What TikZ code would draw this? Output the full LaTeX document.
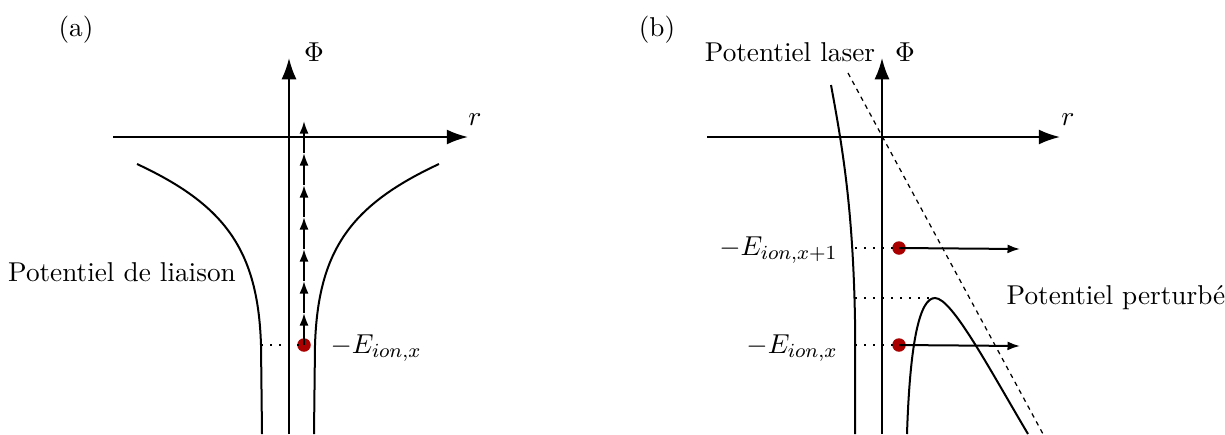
\documentclass[tikz,border=0pt]{standalone}
\usetikzlibrary{arrows.meta}
\definecolor{dotred}{RGB}{170,0,0}
\begin{document}
\begin{tikzpicture}[x=0.4pt,y=-0.4pt,
  every node/.style={font=\fontsize{10.9}{13.5}\selectfont},
  axis/.style={line width=0.8pt,-{Latex[length=8.5pt,width=6pt]}},
  curve/.style={line width=0.8pt},
  smallarrow/.style={line width=0.8pt,-{Latex[length=5pt,width=3.6pt]}},
  dotline/.style={line width=0.8pt,dash pattern=on 0.8pt off 2.8pt},
  dashline/.style={line width=0.5pt,dash pattern=on 1.8pt off 1.8pt},
  reddot/.style={circle,fill=dotred,inner sep=0pt,minimum size=5.4pt},
  lbl/.style={inner sep=0pt}]
\useasboundingbox (0,0) rectangle (1225,434);
% ---------- panel (a)
\node[lbl] (la) at (76,30) {(a)};
\coordinate (aYb) at (289,434);
\coordinate (aYt) at (289,58);
\coordinate (aXl) at (113,137);
\coordinate (aXr) at (468,137);
\draw[axis] (aYb) -- (aYt);
\draw[axis] (aXl) -- (aXr);
\node[lbl] (aPhi) at (314,52) {$\Phi$};
\node[lbl] (ar) at (475,120) {$r$};
\draw[curve] (137,164) .. controls (225,205) and (258,250) .. (261,345) -- (262,434);
\draw[curve] (439,164) .. controls (351,205) and (318,250) .. (315,345) -- (314,434);
\coordinate (aDl) at (261,345);
\node[reddot] (aDot) at (304,345) {};
\draw[dotline] (aDl) -- (aDot.center);
\coordinate (t1) at (304,313);
\coordinate (t2) at (304,281);
\coordinate (t3) at (304,249);
\coordinate (t4) at (304,217);
\coordinate (t5) at (304,185);
\coordinate (t6) at (304,153);
\coordinate (t7) at (304,121);
\draw[smallarrow] (aDot.center) -- (t1);
\draw[smallarrow] (t1) -- (t2);
\draw[smallarrow] (t2) -- (t3);
\draw[smallarrow] (t3) -- (t4);
\draw[smallarrow] (t4) -- (t5);
\draw[smallarrow] (t5) -- (t6);
\draw[smallarrow] (t6) -- (t7);
\node[lbl,anchor=west] (aE) at (330,348) {$-E_{ion,x}$};
\node[lbl] (aPot) at (122,272) {Potentiel de liaison};
% ---------- panel (b)
\node[lbl] (lb) at (657,30) {(b)};
\coordinate (bYb) at (882,434);
\coordinate (bYt) at (882,58);
\coordinate (bXl) at (707,137);
\coordinate (bXr) at (1060,137);
\draw[axis] (bYb) -- (bYt);
\draw[axis] (bXl) -- (bXr);
\node[lbl] (bPhi) at (905,52) {$\Phi$};
\node[lbl] (br) at (1068,120) {$r$};
\node[lbl] (bLas) at (790,52) {Potentiel laser};
\coordinate (dA) at (848,73);
\coordinate (dB) at (1043,434);
\draw[dashline] (dA) -- (dB);
\draw[curve] (831,85) .. controls (843,150) and (853,210) .. (855,320) -- (855,434);
\draw[curve] (907,434) .. controls (910,340) and (920,298) .. (935,298)
  .. controls (952,298) and (990,370) .. (1028,434);
\coordinate (bL1) at (855,248);
\coordinate (bL2) at (855,298);
\coordinate (bL3) at (855,345);
\coordinate (bPk) at (935,298);
\node[reddot] (bDot1) at (899,248) {};
\node[reddot] (bDot2) at (899,345) {};
\coordinate (bA1) at (1020,249);
\coordinate (bA2) at (1020,346);
\draw[dotline] (bL1) -- (bDot1.center);
\draw[dotline] (bL2) -- (bPk);
\draw[dotline] (bL3) -- (bDot2.center);
\draw[smallarrow] (bDot1.center) -- (bA1);
\draw[smallarrow] (bDot2.center) -- (bA2);
\node[lbl,anchor=east] (bE1) at (838,250) {$-E_{ion,x+1}$};
\node[lbl,anchor=east] (bE2) at (838,348) {$-E_{ion,x}$};
\node[lbl] (bPert) at (1116,298) {Potentiel perturbé};
\end{tikzpicture}
\end{document}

-.-.-

Print the full listing exactly, dropping the pictures.

Solution to this task:
What TikZ code would draw this? Output the full LaTeX document.
\documentclass[tikz,border=0pt]{standalone}
\usetikzlibrary{arrows.meta}
\definecolor{dotred}{RGB}{170,0,0}
\begin{document}
\begin{tikzpicture}[x=0.4pt,y=-0.4pt,
  every node/.style={font=\fontsize{10.9}{13.5}\selectfont},
  axis/.style={line width=0.8pt,-{Latex[length=8.5pt,width=6pt]}},
  curve/.style={line width=0.8pt},
  smallarrow/.style={line width=0.8pt,-{Latex[length=5pt,width=3.6pt]}},
  dotline/.style={line width=0.8pt,dash pattern=on 0.8pt off 2.8pt},
  dashline/.style={line width=0.5pt,dash pattern=on 1.8pt off 1.8pt},
  reddot/.style={circle,fill=dotred,inner sep=0pt,minimum size=5.4pt},
  lbl/.style={inner sep=0pt}]
\useasboundingbox (0,0) rectangle (1225,434);
% ---------- panel (a)
\node[lbl] (la) at (76,30) {(a)};
\coordinate (aYb) at (289,434);
\coordinate (aYt) at (289,58);
\coordinate (aXl) at (113,137);
\coordinate (aXr) at (468,137);
\draw[axis] (aYb) -- (aYt);
\draw[axis] (aXl) -- (aXr);
\node[lbl] (aPhi) at (314,52) {$\Phi$};
\node[lbl] (ar) at (475,120) {$r$};
\draw[curve] (137,164) .. controls (225,205) and (258,250) .. (261,345) -- (262,434);
\draw[curve] (439,164) .. controls (351,205) and (318,250) .. (315,345) -- (314,434);
\coordinate (aDl) at (261,345);
\node[reddot] (aDot) at (304,345) {};
\draw[dotline] (aDl) -- (aDot.center);
\coordinate (t1) at (304,313);
\coordinate (t2) at (304,281);
\coordinate (t3) at (304,249);
\coordinate (t4) at (304,217);
\coordinate (t5) at (304,185);
\coordinate (t6) at (304,153);
\coordinate (t7) at (304,121);
\draw[smallarrow] (aDot.center) -- (t1);
\draw[smallarrow] (t1) -- (t2);
\draw[smallarrow] (t2) -- (t3);
\draw[smallarrow] (t3) -- (t4);
\draw[smallarrow] (t4) -- (t5);
\draw[smallarrow] (t5) -- (t6);
\draw[smallarrow] (t6) -- (t7);
\node[lbl,anchor=west] (aE) at (330,348) {$-E_{ion,x}$};
\node[lbl] (aPot) at (122,272) {Potentiel de liaison};
% ---------- panel (b)
\node[lbl] (lb) at (657,30) {(b)};
\coordinate (bYb) at (882,434);
\coordinate (bYt) at (882,58);
\coordinate (bXl) at (707,137);
\coordinate (bXr) at (1060,137);
\draw[axis] (bYb) -- (bYt);
\draw[axis] (bXl) -- (bXr);
\node[lbl] (bPhi) at (905,52) {$\Phi$};
\node[lbl] (br) at (1068,120) {$r$};
\node[lbl] (bLas) at (790,52) {Potentiel laser};
\coordinate (dA) at (848,73);
\coordinate (dB) at (1043,434);
\draw[dashline] (dA) -- (dB);
\draw[curve] (831,85) .. controls (843,150) and (853,210) .. (855,320) -- (855,434);
\draw[curve] (907,434) .. controls (910,340) and (920,298) .. (935,298)
  .. controls (952,298) and (990,370) .. (1028,434);
\coordinate (bL1) at (855,248);
\coordinate (bL2) at (855,298);
\coordinate (bL3) at (855,345);
\coordinate (bPk) at (935,298);
\node[reddot] (bDot1) at (899,248) {};
\node[reddot] (bDot2) at (899,345) {};
\coordinate (bA1) at (1020,249);
\coordinate (bA2) at (1020,346);
\draw[dotline] (bL1) -- (bDot1.center);
\draw[dotline] (bL2) -- (bPk);
\draw[dotline] (bL3) -- (bDot2.center);
\draw[smallarrow] (bDot1.center) -- (bA1);
\draw[smallarrow] (bDot2.center) -- (bA2);
\node[lbl,anchor=east] (bE1) at (838,250) {$-E_{ion,x+1}$};
\node[lbl,anchor=east] (bE2) at (838,348) {$-E_{ion,x}$};
\node[lbl] (bPert) at (1116,298) {Potentiel perturbé};
\end{tikzpicture}
\end{document}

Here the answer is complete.